Thursday, March 24, 2005

On Terri Schiavo

As Harriet McBryde Johnson says, "The Terri Schiavo case is hard to write about, hard to think about." I've had an emotional deer-in-the-headlights response about it for quite some time now. Months. And while the legal options for saving Terri Schiavo from starvation may have been exhausted, I'll offer here some writings by others that provide the disability perspective so lacking in the mainstream debate.

Harriet McBryde Johnson on Slate, via Disability Law:

In addition to the rights all people enjoy, Ms. Schiavo has a statutory right under the Americans With Disabilities Act not to be treated differently because of her disability. Obviously, Florida law would not allow a husband to kill a nondisabled wife by starvation and dehydration; killing is not ordinarily considered a private family concern or a matter of choice. It is Ms. Schiavo's disability that makes her killing different in the eyes of the Florida courts. Because the state is overtly drawing lines based on disability, it has the burden under the ADA of justifying those lines.

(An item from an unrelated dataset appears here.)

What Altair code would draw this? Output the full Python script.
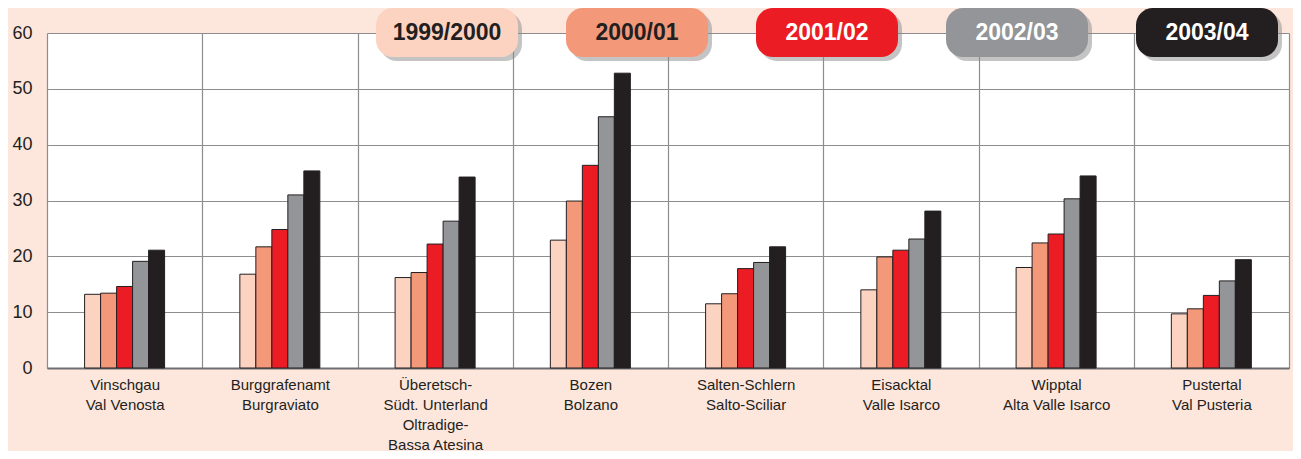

Steven Drake, research analyst for Not Dead Yet:

Given the current research regarding brain activity and misdiagnosis, it's a virtual certainty that countless people have been helpless to prevent their own deaths through starvation and dehydration. There's an analogy to DNA evidence and the death penalty. Here in Illinois, the staggering numbers of innocent and wrongly convicted people on Death Row resulted in a moratorium on the death penalty. Whether you agreed with the death penalty or not, everyone was forced to find ways to make sure no innocent person ended up on Death Row again. The same amount of concern should apply to medically induced deaths, in which the numbers far exceed the number of convicted people executed each year.
More by Stephen Drake:
People on the right are killing us slowly with cuts to the budget and Medicaid while the people on the left kill us quickly and call it "compassion" -- either way we end up dead -- AND WE OBJECT.

Ragged Edge Editor Mary Johnson's outstanding comments at Common Dreams:
There isn't a single disability rights activist I've heard from who is happy that things ended up at such a sorry pass, and who isn't afraid that this will make liberals hate them even more than they now do. Yet it cannot help being noticed that it generally depends on whose ox is being gored as to what side of the states' rights debate one comes down on. We're all for federal laws when it comes to things like civil rights -- and gay marriage. We're not, though, when it comes to things we've labeled as "right to die" -- which we say are "privacy issues."

We might want to take another look at the cost of such privacy.

Further links to follow here.

4 comments:

Anonymous said...

This case is certainly tricky. the question is, to what extent was terri alive? her cerebral cortex was filled with fluid, and it depends on which doctor you listen to on whether she was concious or not. at the same time, twenty years agoo, doctors were saying similar things about us cp-ers.

imfunnytoo said...

The implications of the case go farther though, than Terri's sentience.

If someone cannot speak for themselves and wants to live, yet has the tube removed *with brain activity alertness etc.* This case can be used as precedent, if not legally, then in the minds of caregivers and legislators.

And on the other side: If someone cannot speak for themselves and wants to die, yet the tube remains inserted, yet again this case can sit in the back of someone's mind and influence them to do the opposite because of what they believed about Terri.

We're out of luck both ways.

Dora Maar said...

I know this is an older issue (and an older blog), but it struck me anyway. One thing I can't understand is why no one brings up the real irony of the situation: Shiavo in a sense did this to herself. Because of a chemical imbalance prompted by an eating disorder, she had a stroke and was permanently brain damaged. It is only my assumption that someone so concerned with her appearance would not want to be left in the state that she was in. Or, was did she have the wherewithall to want either fate?

Kay Olson said...

Dora, you're referring to reports of Terri Schiavo's bulimia. It is, as you say, an eating disorder. It isn't a diet or lifestyle choice, it is a serious psychological problem. In that sense, she didn't bring about (or choose) her stroke any more than anyone else brings about a sudden, unexpected medical emergency.

Part of my position on the Schiavo case is that people should be extremely wary of believing their own convictions about what conditions they would wish to die under when they have not yet tried living under those conditions. (Further, these convictions are suspect when our culture creates a hostile environment to wanting to live disabled.) Given that, a discussion of whether or not Schiavo's (alleged?) psychological illness created a kind of vanity against living disabled doesn't much interest me.